■ **Provided data**:
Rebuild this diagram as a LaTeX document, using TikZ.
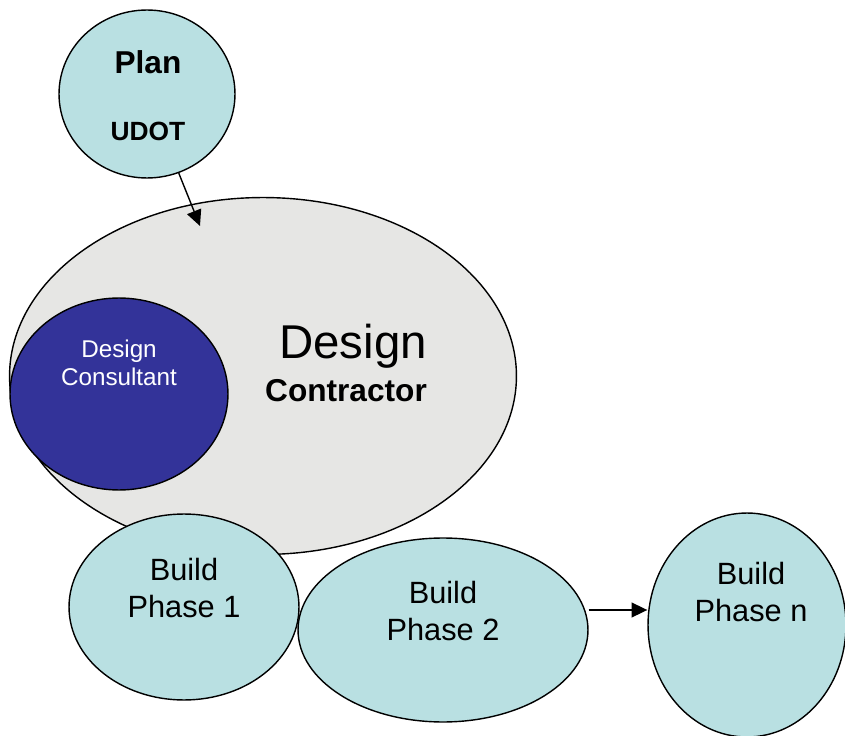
\documentclass[tikz,border=0pt]{standalone}
\usepackage{fontspec}
\setmainfont{Liberation Sans}
\usepackage{tikz}
\usetikzlibrary{shapes.geometric, arrows.meta, positioning}

\definecolor{paleblue}{RGB}{185,224,226}
\definecolor{deepblue}{RGB}{51,51,153}
\definecolor{stone}{RGB}{230,230,228}

\begin{document}
\begin{tikzpicture}
  [
    x=0.02cm, y=-0.02cm,
    Blue/.style={ellipse, draw=black, fill=paleblue, thick, inner sep=0pt},
    Stone/.style={ellipse, draw=black, fill=stone, thick, inner sep=0pt},
    Deep/.style={ellipse, draw=black, fill=deepblue, thick, inner sep=0pt},
    Txt/.style={align=center, inner sep=0pt}
  ]
  \useasboundingbox (0,0) rectangle (845,736);

  % Nodes
  \node[Blue, minimum width=3.52cm, minimum height=3.36cm] (plan) at(147, 94) {};
  \node[Txt, font=\fontsize{18}{20}\selectfont\bfseries] (plant) at(148, 62) {Plan};
  \node[Txt, font=\fontsize{15}{17}\selectfont\bfseries] (udot) at(148, 131) {UDOT};

  \node[Stone, minimum width=10.14cm, minimum height=7.14cm] (design) at(263, 376) {};
  \node[Txt, font=\fontsize{27}{30}\selectfont] (designt) at(353, 346) {Design};
  \node[Txt, font=\fontsize{18}{20}\selectfont\bfseries] (contr) at(346, 391) {Contractor};

  \node[Deep, minimum width=4.36cm, minimum height=3.84cm] (consult) at(119, 394) {};
  \node[Txt, text=white, font=\fontsize{13.8}{16}\selectfont] (consultt) at(119, 363) {Design\\Consultant};

  \node[Blue, minimum width=4.6cm, minimum height=3.72cm] (p1) at(184, 607) {};
  \node[Txt, font=\fontsize{17.5}{20.5}\selectfont] (p1t) at(184, 588) {Build\\Phase 1};

  \node[Blue, minimum width=5.8cm, minimum height=3.68cm] (p2) at(443, 630) {};
  \node[Txt, font=\fontsize{17.5}{20.5}\selectfont] (p2t) at(443, 611) {Build\\Phase 2};

  \node[Blue, minimum width=3.96cm, minimum height=4.48cm] (pn) at(747, 625) {};
  \node[Txt, font=\fontsize{17.5}{20.5}\selectfont] (pnt) at(751, 592) {Build\\Phase n};

  % Lines
  \path [-{Triangle[length=9pt, width=8.5pt]}, draw, thick] (plan) -- (200, 226);
  \path [-{Triangle[length=9pt, width=8.5pt]}, draw, thick] (p2.east |- 0,610) -- (pn.west |- 0,610);

\end{tikzpicture}
\end{document}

■ **To be done**: Return the material line for line, from its beginning to the line that contains "(p1t) at(184, 588)", with the pictures left out.

■ **Response**:
Rebuild this diagram as a LaTeX document, using TikZ.
\documentclass[tikz,border=0pt]{standalone}
\usepackage{fontspec}
\setmainfont{Liberation Sans}
\usepackage{tikz}
\usetikzlibrary{shapes.geometric, arrows.meta, positioning}

\definecolor{paleblue}{RGB}{185,224,226}
\definecolor{deepblue}{RGB}{51,51,153}
\definecolor{stone}{RGB}{230,230,228}

\begin{document}
\begin{tikzpicture}
  [
    x=0.02cm, y=-0.02cm,
    Blue/.style={ellipse, draw=black, fill=paleblue, thick, inner sep=0pt},
    Stone/.style={ellipse, draw=black, fill=stone, thick, inner sep=0pt},
    Deep/.style={ellipse, draw=black, fill=deepblue, thick, inner sep=0pt},
    Txt/.style={align=center, inner sep=0pt}
  ]
  \useasboundingbox (0,0) rectangle (845,736);

  % Nodes
  \node[Blue, minimum width=3.52cm, minimum height=3.36cm] (plan) at(147, 94) {};
  \node[Txt, font=\fontsize{18}{20}\selectfont\bfseries] (plant) at(148, 62) {Plan};
  \node[Txt, font=\fontsize{15}{17}\selectfont\bfseries] (udot) at(148, 131) {UDOT};

  \node[Stone, minimum width=10.14cm, minimum height=7.14cm] (design) at(263, 376) {};
  \node[Txt, font=\fontsize{27}{30}\selectfont] (designt) at(353, 346) {Design};
  \node[Txt, font=\fontsize{18}{20}\selectfont\bfseries] (contr) at(346, 391) {Contractor};

  \node[Deep, minimum width=4.36cm, minimum height=3.84cm] (consult) at(119, 394) {};
  \node[Txt, text=white, font=\fontsize{13.8}{16}\selectfont] (consultt) at(119, 363) {Design\\Consultant};

  \node[Blue, minimum width=4.6cm, minimum height=3.72cm] (p1) at(184, 607) {};
  \node[Txt, font=\fontsize{17.5}{20.5}\selectfont] (p1t) at(184, 588) {Build\\Phase 1};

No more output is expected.